§ Required work
Retype exactly what runs from the first line of the data to the line with "import matplotlib.pyplot as plt", keeping both of those lines and skipping pictures.

§ Given material
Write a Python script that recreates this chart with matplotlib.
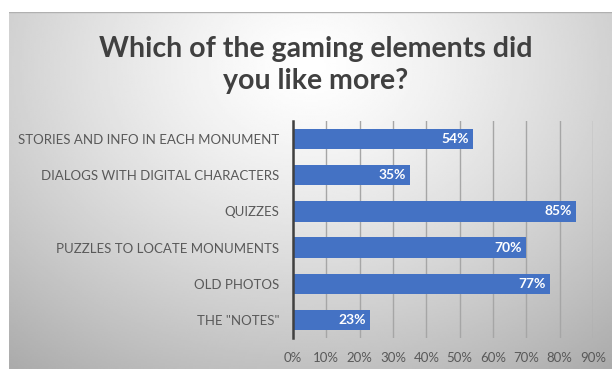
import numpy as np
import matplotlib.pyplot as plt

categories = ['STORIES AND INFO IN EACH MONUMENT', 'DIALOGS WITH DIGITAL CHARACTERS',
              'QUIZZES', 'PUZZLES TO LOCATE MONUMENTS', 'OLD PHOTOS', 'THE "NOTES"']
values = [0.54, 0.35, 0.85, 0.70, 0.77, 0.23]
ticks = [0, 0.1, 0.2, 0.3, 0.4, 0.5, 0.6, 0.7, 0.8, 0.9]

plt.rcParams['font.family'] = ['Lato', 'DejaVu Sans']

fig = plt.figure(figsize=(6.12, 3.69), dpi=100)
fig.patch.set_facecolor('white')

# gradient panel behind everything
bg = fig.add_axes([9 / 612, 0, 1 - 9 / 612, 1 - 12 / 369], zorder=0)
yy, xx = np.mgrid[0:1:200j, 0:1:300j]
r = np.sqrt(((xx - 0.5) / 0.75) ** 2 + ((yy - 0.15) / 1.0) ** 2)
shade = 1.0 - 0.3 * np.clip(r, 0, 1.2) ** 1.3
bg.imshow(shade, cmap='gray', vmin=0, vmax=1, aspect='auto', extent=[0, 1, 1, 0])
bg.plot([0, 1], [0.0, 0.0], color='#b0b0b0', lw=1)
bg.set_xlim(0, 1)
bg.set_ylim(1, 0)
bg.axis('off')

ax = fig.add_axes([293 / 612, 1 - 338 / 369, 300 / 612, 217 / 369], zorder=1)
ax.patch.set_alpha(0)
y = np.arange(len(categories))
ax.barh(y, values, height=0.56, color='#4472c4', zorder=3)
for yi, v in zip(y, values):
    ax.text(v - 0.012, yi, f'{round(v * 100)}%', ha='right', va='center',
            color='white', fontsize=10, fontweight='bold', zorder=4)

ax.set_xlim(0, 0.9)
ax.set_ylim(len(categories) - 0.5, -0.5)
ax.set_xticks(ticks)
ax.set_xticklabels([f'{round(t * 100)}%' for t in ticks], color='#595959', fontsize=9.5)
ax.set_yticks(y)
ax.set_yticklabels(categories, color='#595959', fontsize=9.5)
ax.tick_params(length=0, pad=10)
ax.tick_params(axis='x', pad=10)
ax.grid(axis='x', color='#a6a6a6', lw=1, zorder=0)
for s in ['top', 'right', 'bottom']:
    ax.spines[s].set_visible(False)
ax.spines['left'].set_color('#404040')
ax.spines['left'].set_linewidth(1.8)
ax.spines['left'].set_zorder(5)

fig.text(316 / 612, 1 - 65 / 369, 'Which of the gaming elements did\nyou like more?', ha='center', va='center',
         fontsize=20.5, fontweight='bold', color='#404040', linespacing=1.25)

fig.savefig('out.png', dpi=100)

§ Correct output
Write a Python script that recreates this chart with matplotlib.
import numpy as np
import matplotlib.pyplot as plt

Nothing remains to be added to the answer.